For some inexplicable reason I can’t get Muskrat Love out of my head.
I know that I have had a fairly obvious “type” for quite some time, but lately a few friends, for no practical reason, have sent me photos and videos of people they randomly find online and are all “Hey, I thought you’d think this guy was hot.”
It’s a bit freakish but I guess in the long run it’s a good thing that a ‘type’ has been established (although they don’t seem to be able to set me up with any of these people in real life.)
The latest example had Alberto sending me a link to a video on barnesandnoble.com and whadiyaknow: he’s got glasses, a receding hairline, and a sweater vest.
Someone please check my card, I think we have a bingo..
Apparently now he’s also an author and a book cover designer or some shit like that. I have limited information on him as I have yet to watch the video with the sound turned on.
Wow, the last few posts have made me out to be a totally desperate, nerd obsessed, pervert, photoshopping stalker2.
Hmmm. Let’s just keep this between us, eh?
I promise my next post will be on how bored I am with the whole Clinton/Obama thing (does Hillary’s delusional sense of entitlement irritate anyone else?) or California’s recent Gay Marriage Ban reversal:
hypocritical zealots: 0
pole-smoking nancy-boys and truck-driving rug munchers:1)

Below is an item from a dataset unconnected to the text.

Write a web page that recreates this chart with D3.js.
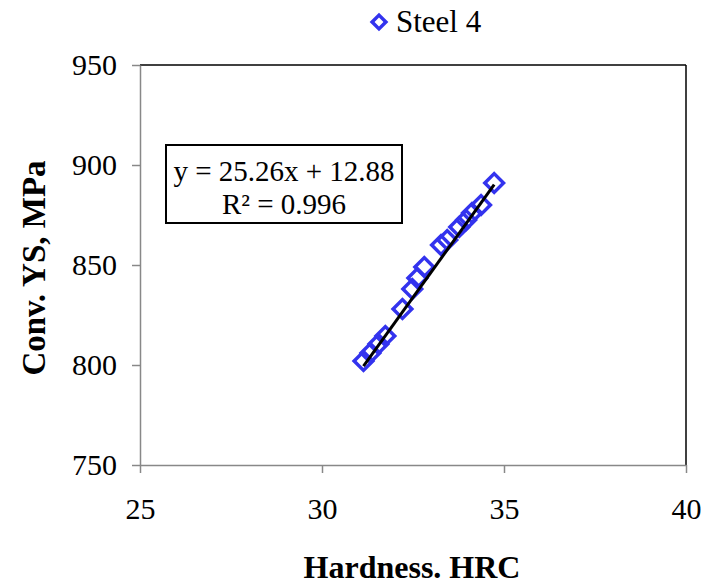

What’s more deranged… that this guy was stalking Uma Thurman’s (“What did you call it?”) boney ass or that I find him totally
fuckable attractive? What can I do… he’s got it all — the glasses, the receding hairline, the nerdy little backpack.
If I were to send him my underwear in prison or something, would that make me a Stalker2?
… an oldie but goodie.
and in other news… happy birthday mom!